Since it's only about 35 degrees out today I decided to cold smoke some cheese. I dropped two 1/2 pound bricks of sharp cheddar, two 1/2 pound bricks of pepper jack, a pound of muenster, a pound of mozzarella and a bunch of string sticks on Lil' Piggy about 30 mins ago. Got a single ember of lump that's keeping a small chunk of hickory and a small chunk of apple smoldering. Got thin blue coming out the stack and she's been rocking dead nuts on 55 degrees for a half hour.


----------



## SmokinAl (Mar 27, 2011)

Great start!


----------



## turn4fun (Mar 27, 2011)

Well I'm about 2 1/2 hours in and all is going well.  I've had to start a few more chunks with a torch and then put them in the firebox after they burnt down some.  So far I've been able to maintain a good thin blue which I am happy about.  The highest temp I've observed so far has been 64 degrees. 

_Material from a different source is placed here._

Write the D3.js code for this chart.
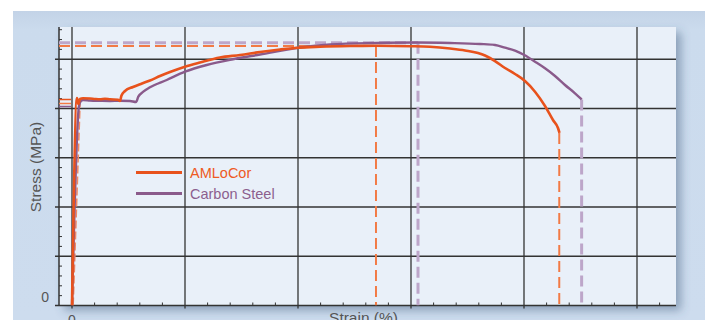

I've cold smoked cheeses a number of times before with my Brinkmaan vertical with a homemade smoke daddy rig, also done the sawdust method but have never been happy with the type of smoke I got; always thick and white.  This is my first try at cold smoking in my reverse flow and am thrilled at the performance so far.


----------



## turn4fun (Mar 27, 2011)

Done!  Smoked for 4 hours and not even a hint of melting, in fact the cheese never even broke a sweat.  Now exiled to the fridge for a couple of weeks.


----------



## tjohnson (Mar 27, 2011)

Looks Good!

Waiting Plain Old Sucks!!!

TJ


----------



## beer-b-q (Mar 27, 2011)

Looks good, as Todd said the waiting is the hard part...  In two weeks you will love it...


----------



## SmokinAl (Mar 28, 2011)

Now the wait begins!


----------



## graniteman (Apr 2, 2011)

i get goose bumps just looking at that cheese.  i have to dig out some of my cheese tonight,  yum yum


----------



## turn4fun (Apr 2, 2011)

Thanks for the compliments.  Going on a fishing trip in a few weeks and this is gonna make some great snacks out on the boat.


----------



## i is a moose (Apr 3, 2011)

Prolly won't even be needing poles. the fish will just jump in lookin' to grab a bite.

"You win, I give up. Can I have a little bit of that cheese?"

Looks good!
 


Turn4fun said:


> Thanks for the compliments.  Going on a fishing trip in a few weeks and this is gonna make some great snacks out on the boat.


----------